-- What you are asked to do --
Output the material below in its entirety, exactly as given.

-- Data block --

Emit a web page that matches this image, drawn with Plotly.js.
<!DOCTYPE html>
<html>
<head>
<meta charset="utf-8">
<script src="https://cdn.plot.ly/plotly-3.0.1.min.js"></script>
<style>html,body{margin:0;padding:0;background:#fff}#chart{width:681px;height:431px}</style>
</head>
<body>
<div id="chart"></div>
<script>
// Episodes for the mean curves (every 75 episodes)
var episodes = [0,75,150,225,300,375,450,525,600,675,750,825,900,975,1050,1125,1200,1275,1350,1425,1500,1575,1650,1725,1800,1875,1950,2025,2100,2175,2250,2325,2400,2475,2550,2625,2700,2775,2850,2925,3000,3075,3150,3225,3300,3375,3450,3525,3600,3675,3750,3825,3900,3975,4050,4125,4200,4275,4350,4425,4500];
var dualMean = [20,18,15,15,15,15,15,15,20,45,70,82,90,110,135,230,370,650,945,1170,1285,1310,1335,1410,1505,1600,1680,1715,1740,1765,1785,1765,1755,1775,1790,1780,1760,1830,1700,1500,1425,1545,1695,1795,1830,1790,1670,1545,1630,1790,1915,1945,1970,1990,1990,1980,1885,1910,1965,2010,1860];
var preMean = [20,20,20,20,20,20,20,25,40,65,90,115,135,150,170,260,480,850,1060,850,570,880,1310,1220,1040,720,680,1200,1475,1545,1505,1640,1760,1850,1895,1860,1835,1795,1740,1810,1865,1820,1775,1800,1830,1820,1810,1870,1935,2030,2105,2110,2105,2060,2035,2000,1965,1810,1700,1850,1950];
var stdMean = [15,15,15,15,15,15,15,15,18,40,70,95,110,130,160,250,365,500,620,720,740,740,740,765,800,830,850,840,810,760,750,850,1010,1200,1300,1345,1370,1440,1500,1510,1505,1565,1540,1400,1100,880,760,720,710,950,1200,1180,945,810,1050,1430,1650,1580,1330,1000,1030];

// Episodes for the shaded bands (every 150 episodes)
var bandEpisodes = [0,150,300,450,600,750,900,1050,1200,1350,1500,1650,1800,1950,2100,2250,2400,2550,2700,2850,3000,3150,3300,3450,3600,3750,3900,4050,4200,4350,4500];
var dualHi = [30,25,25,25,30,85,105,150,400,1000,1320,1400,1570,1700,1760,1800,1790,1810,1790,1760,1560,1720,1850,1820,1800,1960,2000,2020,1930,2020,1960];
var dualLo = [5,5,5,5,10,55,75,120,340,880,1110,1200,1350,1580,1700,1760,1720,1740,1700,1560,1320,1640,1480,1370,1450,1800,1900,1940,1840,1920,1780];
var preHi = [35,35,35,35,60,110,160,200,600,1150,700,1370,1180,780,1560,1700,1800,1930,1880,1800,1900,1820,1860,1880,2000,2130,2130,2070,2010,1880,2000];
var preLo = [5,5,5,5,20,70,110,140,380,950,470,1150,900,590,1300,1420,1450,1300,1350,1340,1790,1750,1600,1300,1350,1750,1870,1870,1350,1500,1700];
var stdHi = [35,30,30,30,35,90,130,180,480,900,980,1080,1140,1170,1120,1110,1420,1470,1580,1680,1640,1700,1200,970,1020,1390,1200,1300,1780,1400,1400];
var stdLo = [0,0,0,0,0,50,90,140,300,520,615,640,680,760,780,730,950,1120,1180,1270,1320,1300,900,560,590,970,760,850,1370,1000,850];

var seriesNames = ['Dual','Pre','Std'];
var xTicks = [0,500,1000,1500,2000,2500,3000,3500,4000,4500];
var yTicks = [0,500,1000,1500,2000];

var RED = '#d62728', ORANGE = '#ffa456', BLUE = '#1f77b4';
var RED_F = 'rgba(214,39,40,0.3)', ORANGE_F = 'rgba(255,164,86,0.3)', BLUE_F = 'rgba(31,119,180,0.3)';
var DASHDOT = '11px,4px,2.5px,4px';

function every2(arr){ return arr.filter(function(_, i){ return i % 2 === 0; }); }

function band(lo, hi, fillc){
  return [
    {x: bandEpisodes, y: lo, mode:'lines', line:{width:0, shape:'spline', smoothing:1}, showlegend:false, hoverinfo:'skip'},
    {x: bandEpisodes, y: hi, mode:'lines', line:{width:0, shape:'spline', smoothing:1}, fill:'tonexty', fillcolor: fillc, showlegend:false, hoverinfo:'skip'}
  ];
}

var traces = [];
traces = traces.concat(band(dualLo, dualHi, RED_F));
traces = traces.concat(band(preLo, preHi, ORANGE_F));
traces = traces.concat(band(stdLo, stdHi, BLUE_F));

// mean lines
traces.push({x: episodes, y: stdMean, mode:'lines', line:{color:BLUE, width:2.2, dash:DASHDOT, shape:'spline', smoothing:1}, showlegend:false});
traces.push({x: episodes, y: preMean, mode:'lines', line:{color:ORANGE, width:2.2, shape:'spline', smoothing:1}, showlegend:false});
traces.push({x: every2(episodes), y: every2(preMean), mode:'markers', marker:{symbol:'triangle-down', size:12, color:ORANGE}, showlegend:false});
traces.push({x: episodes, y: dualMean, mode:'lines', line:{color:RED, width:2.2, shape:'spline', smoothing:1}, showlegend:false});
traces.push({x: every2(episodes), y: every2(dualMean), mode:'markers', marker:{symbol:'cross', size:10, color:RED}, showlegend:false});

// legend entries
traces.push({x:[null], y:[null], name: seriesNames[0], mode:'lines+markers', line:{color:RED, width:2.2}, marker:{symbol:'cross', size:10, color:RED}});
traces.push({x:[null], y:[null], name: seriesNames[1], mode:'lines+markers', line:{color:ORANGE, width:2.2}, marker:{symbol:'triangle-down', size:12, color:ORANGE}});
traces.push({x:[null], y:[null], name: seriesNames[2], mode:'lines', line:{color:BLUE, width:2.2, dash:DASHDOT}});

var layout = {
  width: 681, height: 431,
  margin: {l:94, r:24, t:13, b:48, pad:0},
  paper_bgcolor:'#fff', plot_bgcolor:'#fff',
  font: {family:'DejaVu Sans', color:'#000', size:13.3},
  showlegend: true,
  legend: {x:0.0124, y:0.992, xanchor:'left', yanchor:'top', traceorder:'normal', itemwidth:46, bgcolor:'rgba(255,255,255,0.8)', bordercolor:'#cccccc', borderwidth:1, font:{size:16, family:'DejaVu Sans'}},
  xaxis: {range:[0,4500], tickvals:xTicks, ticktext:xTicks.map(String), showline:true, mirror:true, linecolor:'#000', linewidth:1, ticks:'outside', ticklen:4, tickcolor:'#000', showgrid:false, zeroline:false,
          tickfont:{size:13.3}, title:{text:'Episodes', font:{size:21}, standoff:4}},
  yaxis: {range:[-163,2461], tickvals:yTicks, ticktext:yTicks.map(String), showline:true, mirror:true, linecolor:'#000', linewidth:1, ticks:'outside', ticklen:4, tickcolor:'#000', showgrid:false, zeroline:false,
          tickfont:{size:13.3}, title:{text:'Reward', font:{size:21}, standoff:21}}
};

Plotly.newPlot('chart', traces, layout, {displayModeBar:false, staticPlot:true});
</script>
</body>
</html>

-- Correct response --
Emit a web page that matches this image, drawn with Plotly.js.
<!DOCTYPE html>
<html>
<head>
<meta charset="utf-8">
<script src="https://cdn.plot.ly/plotly-3.0.1.min.js"></script>
<style>html,body{margin:0;padding:0;background:#fff}#chart{width:681px;height:431px}</style>
</head>
<body>
<div id="chart"></div>
<script>
// Episodes for the mean curves (every 75 episodes)
var episodes = [0,75,150,225,300,375,450,525,600,675,750,825,900,975,1050,1125,1200,1275,1350,1425,1500,1575,1650,1725,1800,1875,1950,2025,2100,2175,2250,2325,2400,2475,2550,2625,2700,2775,2850,2925,3000,3075,3150,3225,3300,3375,3450,3525,3600,3675,3750,3825,3900,3975,4050,4125,4200,4275,4350,4425,4500];
var dualMean = [20,18,15,15,15,15,15,15,20,45,70,82,90,110,135,230,370,650,945,1170,1285,1310,1335,1410,1505,1600,1680,1715,1740,1765,1785,1765,1755,1775,1790,1780,1760,1830,1700,1500,1425,1545,1695,1795,1830,1790,1670,1545,1630,1790,1915,1945,1970,1990,1990,1980,1885,1910,1965,2010,1860];
var preMean = [20,20,20,20,20,20,20,25,40,65,90,115,135,150,170,260,480,850,1060,850,570,880,1310,1220,1040,720,680,1200,1475,1545,1505,1640,1760,1850,1895,1860,1835,1795,1740,1810,1865,1820,1775,1800,1830,1820,1810,1870,1935,2030,2105,2110,2105,2060,2035,2000,1965,1810,1700,1850,1950];
var stdMean = [15,15,15,15,15,15,15,15,18,40,70,95,110,130,160,250,365,500,620,720,740,740,740,765,800,830,850,840,810,760,750,850,1010,1200,1300,1345,1370,1440,1500,1510,1505,1565,1540,1400,1100,880,760,720,710,950,1200,1180,945,810,1050,1430,1650,1580,1330,1000,1030];

// Episodes for the shaded bands (every 150 episodes)
var bandEpisodes = [0,150,300,450,600,750,900,1050,1200,1350,1500,1650,1800,1950,2100,2250,2400,2550,2700,2850,3000,3150,3300,3450,3600,3750,3900,4050,4200,4350,4500];
var dualHi = [30,25,25,25,30,85,105,150,400,1000,1320,1400,1570,1700,1760,1800,1790,1810,1790,1760,1560,1720,1850,1820,1800,1960,2000,2020,1930,2020,1960];
var dualLo = [5,5,5,5,10,55,75,120,340,880,1110,1200,1350,1580,1700,1760,1720,1740,1700,1560,1320,1640,1480,1370,1450,1800,1900,1940,1840,1920,1780];
var preHi = [35,35,35,35,60,110,160,200,600,1150,700,1370,1180,780,1560,1700,1800,1930,1880,1800,1900,1820,1860,1880,2000,2130,2130,2070,2010,1880,2000];
var preLo = [5,5,5,5,20,70,110,140,380,950,470,1150,900,590,1300,1420,1450,1300,1350,1340,1790,1750,1600,1300,1350,1750,1870,1870,1350,1500,1700];
var stdHi = [35,30,30,30,35,90,130,180,480,900,980,1080,1140,1170,1120,1110,1420,1470,1580,1680,1640,1700,1200,970,1020,1390,1200,1300,1780,1400,1400];
var stdLo = [0,0,0,0,0,50,90,140,300,520,615,640,680,760,780,730,950,1120,1180,1270,1320,1300,900,560,590,970,760,850,1370,1000,850];

var seriesNames = ['Dual','Pre','Std'];
var xTicks = [0,500,1000,1500,2000,2500,3000,3500,4000,4500];
var yTicks = [0,500,1000,1500,2000];

var RED = '#d62728', ORANGE = '#ffa456', BLUE = '#1f77b4';
var RED_F = 'rgba(214,39,40,0.3)', ORANGE_F = 'rgba(255,164,86,0.3)', BLUE_F = 'rgba(31,119,180,0.3)';
var DASHDOT = '11px,4px,2.5px,4px';

function every2(arr){ return arr.filter(function(_, i){ return i % 2 === 0; }); }

function band(lo, hi, fillc){
  return [
    {x: bandEpisodes, y: lo, mode:'lines', line:{width:0, shape:'spline', smoothing:1}, showlegend:false, hoverinfo:'skip'},
    {x: bandEpisodes, y: hi, mode:'lines', line:{width:0, shape:'spline', smoothing:1}, fill:'tonexty', fillcolor: fillc, showlegend:false, hoverinfo:'skip'}
  ];
}

var traces = [];
traces = traces.concat(band(dualLo, dualHi, RED_F));
traces = traces.concat(band(preLo, preHi, ORANGE_F));
traces = traces.concat(band(stdLo, stdHi, BLUE_F));

// mean lines
traces.push({x: episodes, y: stdMean, mode:'lines', line:{color:BLUE, width:2.2, dash:DASHDOT, shape:'spline', smoothing:1}, showlegend:false});
traces.push({x: episodes, y: preMean, mode:'lines', line:{color:ORANGE, width:2.2, shape:'spline', smoothing:1}, showlegend:false});
traces.push({x: every2(episodes), y: every2(preMean), mode:'markers', marker:{symbol:'triangle-down', size:12, color:ORANGE}, showlegend:false});
traces.push({x: episodes, y: dualMean, mode:'lines', line:{color:RED, width:2.2, shape:'spline', smoothing:1}, showlegend:false});
traces.push({x: every2(episodes), y: every2(dualMean), mode:'markers', marker:{symbol:'cross', size:10, color:RED}, showlegend:false});

// legend entries
traces.push({x:[null], y:[null], name: seriesNames[0], mode:'lines+markers', line:{color:RED, width:2.2}, marker:{symbol:'cross', size:10, color:RED}});
traces.push({x:[null], y:[null], name: seriesNames[1], mode:'lines+markers', line:{color:ORANGE, width:2.2}, marker:{symbol:'triangle-down', size:12, color:ORANGE}});
traces.push({x:[null], y:[null], name: seriesNames[2], mode:'lines', line:{color:BLUE, width:2.2, dash:DASHDOT}});

var layout = {
  width: 681, height: 431,
  margin: {l:94, r:24, t:13, b:48, pad:0},
  paper_bgcolor:'#fff', plot_bgcolor:'#fff',
  font: {family:'DejaVu Sans', color:'#000', size:13.3},
  showlegend: true,
  legend: {x:0.0124, y:0.992, xanchor:'left', yanchor:'top', traceorder:'normal', itemwidth:46, bgcolor:'rgba(255,255,255,0.8)', bordercolor:'#cccccc', borderwidth:1, font:{size:16, family:'DejaVu Sans'}},
  xaxis: {range:[0,4500], tickvals:xTicks, ticktext:xTicks.map(String), showline:true, mirror:true, linecolor:'#000', linewidth:1, ticks:'outside', ticklen:4, tickcolor:'#000', showgrid:false, zeroline:false,
          tickfont:{size:13.3}, title:{text:'Episodes', font:{size:21}, standoff:4}},
  yaxis: {range:[-163,2461], tickvals:yTicks, ticktext:yTicks.map(String), showline:true, mirror:true, linecolor:'#000', linewidth:1, ticks:'outside', ticklen:4, tickcolor:'#000', showgrid:false, zeroline:false,
          tickfont:{size:13.3}, title:{text:'Reward', font:{size:21}, standoff:21}}
};

Plotly.newPlot('chart', traces, layout, {displayModeBar:false, staticPlot:true});
</script>
</body>
</html>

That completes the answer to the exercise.